Encourage our children to attend college, review all the options
Attending college is an aspiration for many people. It’s something that is encouraged by school counselors and teachers, especially when you grow up in poverty. Unfortunately, college is not always encouraged by families or parents from low income neighborhoods due to factors involving the cost to go to college. Another factor is how un-common it is for someone within a low income family to attend college. Given the high the cost of going to college, is the cost a deterrent? When looking at the negative impact the cost of going to college has had on society, it clearly is a deterrent. College tuition and the debt that comes with it can cause is a real concern, particularly for African Americans. Student loan debt has been an ongoing conversation in America since I can remember. In this article we’ll do a breakdown on how student loans are hindering Black Americans from advancing, increasing financial wealth, and highlighting Historically Black Colleges and Universities (HBCU) that help to lessen financial burdens and often have higher success rates.
It’s important to mention that, “For over a quarter of a century, New Mexico has been a national leader in providing free college to its residents. A fully funded Opportunity Scholarship opens the door for every New Mexican to reach higher, strengthening our economy, our families and our communities” (NM Gov. Michelle Lujan Grisham) In New Mexico the SB 140 law was signed into effect in 2022, which expanded free college tuition to most residents. (CNN, 2022) As a recipient of the scholarship, not having to worry about how classes will be paid for provides peace of mind. New Mexico is a trailblazer in higher education for it’s residents and continues to be an example of what progress looks like when trying to attain higher education.
What New Mexico is doing isn’t typical in other states. United States student loan debt is nearly at $1.75 trillion as of 2022. (Student Loan Hero, 2022) Furthermore, a report from 2022 recorded that 55% of bachelor’s degree recipients who graduated from four-year public and private nonprofit colleges had student loan debt. (Student Loan Hero, 2022). Regarding Black undergraduate students, 32% of Black undergraduate students borrow $40,000-$59,999 cumulatively. (Hanson, 2022) African American students have the second- highest monthly payments of around $350 or more. (Hanson, 2022)
This is money that could go towards savings accounts, paying off cars, or even toward the elusive goal of home ownership, which could improve the national economy. The craziest part of this is that scientist, economists, and sociologist agree that racial and ethnic variations in student loan debt and repayment are the results of socioeconomic factors, rather than physical or inborn characteristics. The forgiveness of student loan debt could possibly increase Black wealth by up to 40%. (Hanson, 2022)
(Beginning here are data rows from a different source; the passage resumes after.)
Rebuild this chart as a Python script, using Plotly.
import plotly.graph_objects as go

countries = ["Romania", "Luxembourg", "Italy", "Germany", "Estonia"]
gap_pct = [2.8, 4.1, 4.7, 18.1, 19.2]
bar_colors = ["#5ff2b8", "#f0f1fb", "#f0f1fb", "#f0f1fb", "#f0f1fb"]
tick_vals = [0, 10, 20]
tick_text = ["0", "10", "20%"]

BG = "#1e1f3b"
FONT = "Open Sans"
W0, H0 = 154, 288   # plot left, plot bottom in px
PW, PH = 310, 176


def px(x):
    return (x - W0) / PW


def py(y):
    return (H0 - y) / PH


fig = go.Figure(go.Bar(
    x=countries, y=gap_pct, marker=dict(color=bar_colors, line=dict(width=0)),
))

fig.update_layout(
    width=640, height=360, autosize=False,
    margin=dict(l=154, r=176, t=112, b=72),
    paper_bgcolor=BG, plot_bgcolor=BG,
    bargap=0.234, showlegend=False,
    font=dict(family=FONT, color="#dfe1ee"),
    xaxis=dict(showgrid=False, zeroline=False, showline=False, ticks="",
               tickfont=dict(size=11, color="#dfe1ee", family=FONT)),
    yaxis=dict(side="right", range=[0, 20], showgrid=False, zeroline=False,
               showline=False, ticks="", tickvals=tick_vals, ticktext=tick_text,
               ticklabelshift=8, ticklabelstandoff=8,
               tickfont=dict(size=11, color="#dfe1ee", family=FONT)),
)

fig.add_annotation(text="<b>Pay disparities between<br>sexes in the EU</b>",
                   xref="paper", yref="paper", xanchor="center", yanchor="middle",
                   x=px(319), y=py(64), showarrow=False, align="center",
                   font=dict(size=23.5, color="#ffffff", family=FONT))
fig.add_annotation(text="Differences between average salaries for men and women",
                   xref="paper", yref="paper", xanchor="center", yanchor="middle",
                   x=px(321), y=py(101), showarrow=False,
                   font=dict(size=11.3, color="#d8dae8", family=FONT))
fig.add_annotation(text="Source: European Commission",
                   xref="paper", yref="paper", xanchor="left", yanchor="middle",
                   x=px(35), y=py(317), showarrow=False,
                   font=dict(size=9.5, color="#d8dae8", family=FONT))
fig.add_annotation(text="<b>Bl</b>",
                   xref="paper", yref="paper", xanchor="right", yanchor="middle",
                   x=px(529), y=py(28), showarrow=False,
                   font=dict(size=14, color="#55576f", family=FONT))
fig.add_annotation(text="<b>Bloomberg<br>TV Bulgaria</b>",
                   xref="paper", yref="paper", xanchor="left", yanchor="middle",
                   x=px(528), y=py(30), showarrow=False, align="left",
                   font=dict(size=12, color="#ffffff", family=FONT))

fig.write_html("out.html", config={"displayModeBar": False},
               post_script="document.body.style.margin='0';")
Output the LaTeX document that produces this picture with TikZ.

According to the Education Data Initiative, over 50% of Black student borrowers report their net worth is less than what they owe in student loan debt. Four years after graduation, 48% of Black students owe an average of 12.5% more than they borrowed. (Hanson, 2022) Depending on the program, a Black person going to college could put themselves in more debt than entry-level employment could ever pay them, which hinders financial advancements. 46% of Black student borrowers are more likely to put off buying a home, while 66% regret taking out a student loans to fund their education in the first place. Unfortunately, getting a loan is the most accessible route to attending college for the less fortunate.
Historically Black Colleges and Universities (HBCUs) provide a solution. HBCU tuition rates are, on average, almost 30% less than comparable institutions, while maintaining the same quality of education. (Lomax, 2021) In fact, HBCU’s produce almost 20% of all African American graduates and 25% of African American graduates in the STEM fields of science, technology, engineering and mathematics – the critical industries of the future. (Lomax, 2021) We also know that Black students perform better when they are supported. The Gallup-Purdue poll noted that Black graduates of HBCUs are significantly more likely to have received support while in college than their Black peers who graduated from predominantly White institutions. (Lomax, 2021). Now, where you apply is your choice, but consider the facts.